Lines with "Convert this chart to D3.js code." and "of programs for" mark the range, both included. Reproduce exactly that stretch, without pictures.

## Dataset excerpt
--------------------------------

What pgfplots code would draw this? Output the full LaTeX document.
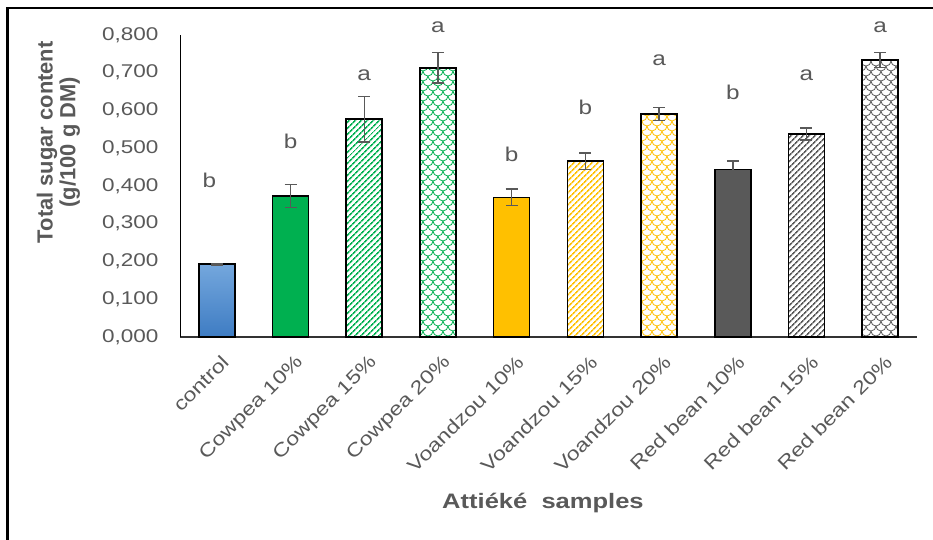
\documentclass[border=0pt]{standalone}
\usepackage{fontspec}
\setmainfont{Liberation Sans}
\newfontfamily\wide[FakeStretch=1.22]{Liberation Sans}
\usepackage{pgfplots}
\pgfplotsset{compat=1.18}
\usetikzlibrary{patterns.meta}
\definecolor{txt}{HTML}{595959}
\definecolor{cblueT}{HTML}{74A7DD}
\definecolor{cblueB}{HTML}{3E7CC3}
\definecolor{cgreen}{HTML}{00B050}
\definecolor{cyellow}{HTML}{FFC000}
\definecolor{cdark}{HTML}{595959}
\tikzdeclarepattern{
  name=scallop, type=uncolored,
  bounding box={(0pt,0pt) and (10pt,10pt)},
  tile size={(10pt,10pt)},
  code={
    \draw[line width=0.8pt] (0pt,5pt) arc[start angle=180,end angle=360,radius=5pt];
    \draw[line width=0.8pt] (0pt,5pt) arc[start angle=270,end angle=360,radius=5pt];
    \draw[line width=0.8pt] (5pt,10pt) arc[start angle=180,end angle=270,radius=5pt];
  }
}
\begin{document}
\begin{tikzpicture}[x=1bp,y=1bp]
\path[use as bounding box] (0,0) rectangle (933,540);
\draw[line width=2.5bp] (7.5,0) -- (7.5,532) -- (933,532);
\begin{axis}[
  at={(180bp,203bp)}, anchor=south west,
  scale only axis, width=737bp, height=302bp,
  xmin=-0.5, xmax=9.5, ymin=0, ymax=0.8,
  clip=false,
  axis lines*=left,
  axis line style={line width=1pt, black},
  x axis line style={line width=1.4pt, black!80},
  major tick length=0pt,
  ytick={0,0.1,0.2,0.3,0.4,0.5,0.6,0.7,0.8},
  yticklabel style={font=\wide\fontsize{18.5}{21}\selectfont, text=txt, xshift=-18bp},
  /pgf/number format/.cd, fixed, fixed zerofill, precision=3, use comma, assume math mode=true,
  /pgfplots/.cd,
  xtick={0,...,9},
  xticklabels={control, Cowpea 10\%, Cowpea 15\%, Cowpea 20\%, Voandzou 10\%, Voandzou 15\%, Voandzou 20\%, Red bean 10\%, Red bean 15\%, Red bean 20\%},
  xticklabel style={font=\wide\fontsize{19}{21}\selectfont, text=txt, rotate=45, anchor=north east, xshift=-6bp, yshift=-11bp},
  ylabel={Total sugar content\\(g/100 g DM)},
  ylabel style={at={(axis description cs:-0.165,0.645)}, anchor=center, align=center, font=\fontsize{22}{23}\selectfont\bfseries, text=txt},
  xlabel={Attiéké\ \ samples},
  xlabel style={at={(axis description cs:0.4925,-0.55)}, anchor=center, font=\wide\fontsize{21}{23}\selectfont\bfseries, text=txt},
  ybar, bar width=36bp, bar shift=0pt,
  every axis plot/.append style={draw=black, line width=1.6pt},
  error bars/y dir=both, error bars/y explicit,
  error bars/error bar style={line width=1.5pt, cdark},
  error bars/error mark options={rotate=90, mark size=6bp, line width=1.5pt, cdark},
]
\addplot[top color=cblueT, bottom color=cblueB] coordinates {(0,0.193) +- (0,0.002)};
\addplot[fill=cgreen] coordinates {(1,0.3735) +- (0,0.03)};
\addplot[fill=white, postaction={pattern={Lines[angle=45,distance=4pt,line width=1.7pt]}, pattern color=cgreen}] coordinates {(2,0.577) +- (0,0.06)};
\addplot[fill=white, postaction={pattern=scallop, pattern color=cgreen}] coordinates {(3,0.713) +- (0,0.04)};
\addplot[fill=cyellow] coordinates {(4,0.370) +- (0,0.022)};
\addplot[fill=white, postaction={pattern={Lines[angle=45,distance=4pt,line width=1.7pt]}, pattern color=cyellow}] coordinates {(5,0.466) +- (0,0.022)};
\addplot[fill=white, postaction={pattern=scallop, pattern color=cyellow}] coordinates {(6,0.591) +- (0,0.017)};
\addplot[fill=cdark] coordinates {(7,0.444) +- (0,0.022)};
\addplot[fill=white, postaction={pattern={Lines[angle=45,distance=4pt,line width=1.7pt]}, pattern color=cdark}] coordinates {(8,0.538) +- (0,0.016)};
\addplot[fill=white, postaction={pattern=scallop, pattern color=cdark}] coordinates {(9,0.734) +- (0,0.02)};
\begin{scope}[every node/.style={font=\wide\fontsize{20}{22}\selectfont, text=txt}]
\node at (axis cs:-0.1,0.416) {b};
\node at (axis cs:1,0.517) {b};
\node at (axis cs:2,0.694) {a};
\node at (axis cs:3,0.821) {a};
\node at (axis cs:4,0.485) {b};
\node at (axis cs:5,0.607) {b};
\node at (axis cs:6,0.734) {a};
\node at (axis cs:7,0.649) {b};
\node at (axis cs:8,0.694) {a};
\node at (axis cs:9,0.821) {a};
\end{scope}
\end{axis}
\end{tikzpicture}
\end{document}
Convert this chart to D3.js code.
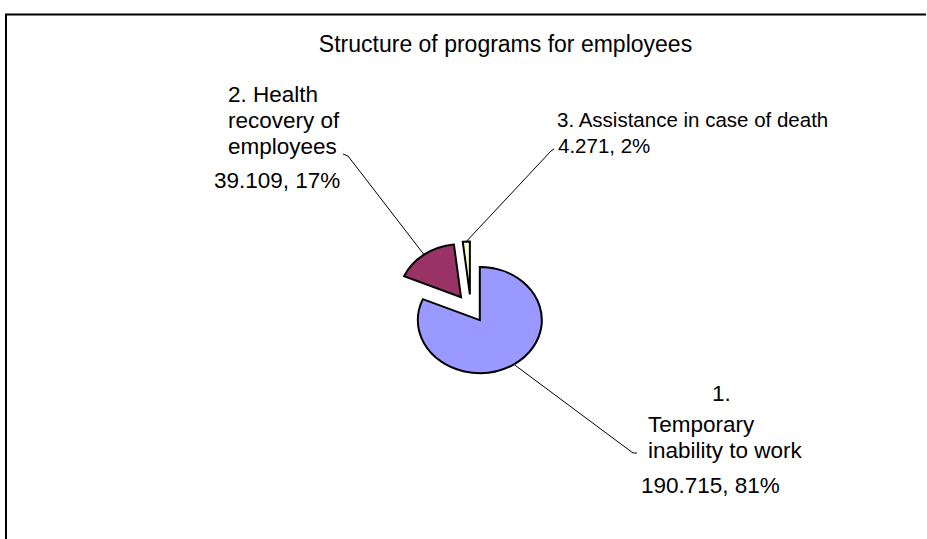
<!DOCTYPE html>
<html>
<head>
<meta charset="utf-8">
<script src="https://cdn.jsdelivr.net/npm/d3@7/dist/d3.min.js"></script>
<style>
  html, body { margin: 0; padding: 0; background: #fff; }
  svg { display: block; }
  text { font-family: "Liberation Sans", Arial, sans-serif; fill: #000; }
</style>
</head>
<body>
<svg id="chart" width="927" height="539"></svg>
<script>
// Program categories and amounts
const categories = [
  "1. Temporary inability to work",
  "2. Health recovery of employees",
  "3. Assistance in case of death"
];
const values = [190.715, 39.109, 4.271];
const colors = ["#9999FF", "#993366", "#FFFFCC"];
const title = "Structure of programs for employees";

// Wrapped category text for each label
const labelLines = [
  ["1.", "Temporary", "inability to work"],
  ["2. Health", "recovery of", "employees"],
  ["3. Assistance in case of death"]
];

const W = 927, H = 539;
const svg = d3.select("#chart");

// Frame
svg.append("path")
  .attr("d", `M926,14.5 H6 V${H}`)
  .attr("fill", "none")
  .attr("stroke", "#000")
  .attr("stroke-width", 2);

// Title
svg.append("text")
  .attr("x", 505.5)
  .attr("y", 52)
  .attr("text-anchor", "middle")
  .style("font-size", "23px")
  .text(title);

// Pie geometry
const cx = 470.8, cy = 308.4;
const radius = 53;
const stretchX = 1.17;
const explode = 14;

const pie = d3.pie().sort(null).startAngle(0).endAngle(2 * Math.PI);
const arcs = pie(values);
const total = d3.sum(values);
const arc = d3.arc().innerRadius(0).outerRadius(radius);

const pieG = svg.append("g")
  .attr("transform", `translate(${cx},${cy}) scale(${stretchX},1)`);

function offsetOf(d) {
  const mid = (d.startAngle + d.endAngle) / 2;
  return [explode * Math.sin(mid), -explode * Math.cos(mid)];
}

pieG.selectAll("path.slice")
  .data(arcs)
  .join("path")
  .attr("class", "slice")
  .attr("transform", d => { const o = offsetOf(d); return `translate(${o[0]},${o[1]})`; })
  .attr("d", arc)
  .attr("fill", (d, i) => colors[i])
  .attr("stroke", "#000")
  .attr("stroke-width", 2)
  .attr("stroke-linejoin", "miter")
  .attr("vector-effect", "non-scaling-stroke");

// Point on the outer arc, at the middle of a slice, in page coordinates
function edgePoint(d) {
  const mid = (d.startAngle + d.endAngle) / 2;
  const o = offsetOf(d);
  const x = o[0] + radius * Math.sin(mid);
  const y = o[1] - radius * Math.cos(mid);
  return [cx + x * stretchX, cy + y];
}

// Label placement: text lines, value line, leader line anchor, font size
const labelLayout = [
  { size: 22.5, lines: [[712, 401], [648, 432], [648, 458]], value: [641, 493], leader: [[637, 453], [633, 453]] },
  { size: 22.5, lines: [[228, 102], [228, 128], [228, 154]], value: [214, 188], leader: [[343, 154], [348, 156]] },
  { size: 20.5, lines: [[557, 127]], value: [558, 153], leader: [[554, 149], [551, 151]] }
];

const fmtVal = d3.format(".3f");
const fmtPct = d3.format(".0%");

arcs.forEach((d, i) => {
  const L = labelLayout[i];
  const g = svg.append("g").attr("class", "label");
  labelLines[i].forEach((t, j) => {
    g.append("text")
      .attr("x", L.lines[j][0])
      .attr("y", L.lines[j][1])
      .style("font-size", L.size + "px")
      .text(t);
  });
  g.append("text")
    .attr("x", L.value[0])
    .attr("y", L.value[1])
    .style("font-size", L.size + "px")
    .text(`${fmtVal(values[i])}, ${fmtPct(values[i] / total)}`);

  const pts = [...L.leader, edgePoint(d)];
  g.append("path")
    .attr("d", d3.line()(pts))
    .attr("fill", "none")
    .attr("stroke", "#000")
    .attr("stroke-width", 1);
});
</script>
</body>
</html>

--------------------------------

## Complete response
Convert this chart to D3.js code.
<!DOCTYPE html>
<html>
<head>
<meta charset="utf-8">
<script src="https://cdn.jsdelivr.net/npm/d3@7/dist/d3.min.js"></script>
<style>
  html, body { margin: 0; padding: 0; background: #fff; }
  svg { display: block; }
  text { font-family: "Liberation Sans", Arial, sans-serif; fill: #000; }
</style>
</head>
<body>
<svg id="chart" width="927" height="539"></svg>
<script>
// Program categories and amounts
const categories = [
  "1. Temporary inability to work",
  "2. Health recovery of employees",
  "3. Assistance in case of death"
];
const values = [190.715, 39.109, 4.271];
const colors = ["#9999FF", "#993366", "#FFFFCC"];
const title = "Structure of programs for employees";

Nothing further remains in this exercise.